Butch, a tough stray with a heart of gold rescues the drowning Scruffy and takes her to join his motley family of strays (Randy, Collie, Sam and Solo); these dogs have setup a canine commune in an abandoned station wagon in a junkyard. Scruffy and the strays are eventually betrayed by a thief named Catlin and his dog Caesar, caught by dog catchers and thrown in the pound to face their doom. There the dogs bark loudly for attention from people coming by hoping to get adopted. Scruffy and Butch, having been caught on a Tuesday are quickly running out of time, knowing that after a week, dogs are disposed of. Luckily, the day Scruffy and Butch are to be put down, an article is published by a local reporter titled, "Scruffy The Dog In The Tuesday Cage" and is about how strays like Scruffy have only a week to find a home. As a result, Scruffy and Butch are given an extra day and are saved just in time along with all the other dogs in the pound who all found a loving owner. Scruffy grows up to have puppies of her own with Butch.

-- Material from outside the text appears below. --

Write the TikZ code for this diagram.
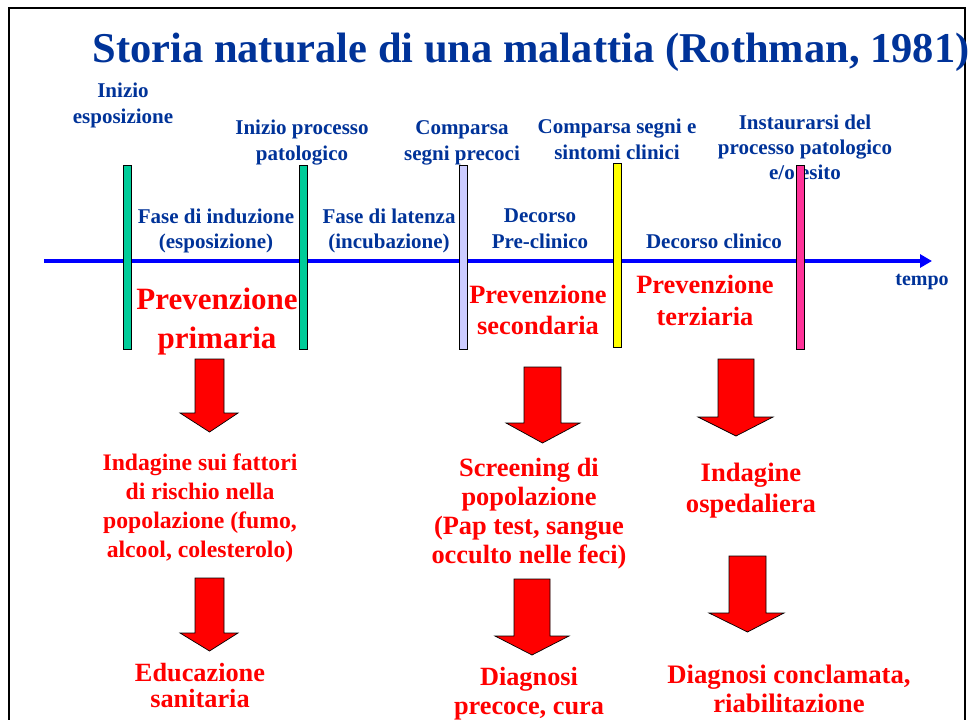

In the epilogue, the narrator states that the story of Scruffy the stray was a true story, but that most strays are not as lucky and that millions of them are "abandoned by unfeeling people, hungry, neglected, lost; it shouldn't be that way. Maybe some of us can think of ways to change it".

== Voices ==
- Nancy McKeon – Scruffy the English Springer Spaniel
- Hans Conried – Joe Tibbles/Solo the Scottish Terrier
- June Foray – Duchess, Scruffy's mother
- Alan Young – Narrator/Sam the Irish Terrier
- Michael Bell – Butch the Bull Terrier mix/Randy the Boxer
- Linda Gary – Collie the Rough Collie
- Frank Welker – Caesar the Rottweiler/Ken
- Janet Waldo – Alice

== Home media ==
Scruffy was first released on VHS by Worldvision Home Video in the early 1980s and later re-released on VHS by Kids Klassics Home Video in 1989.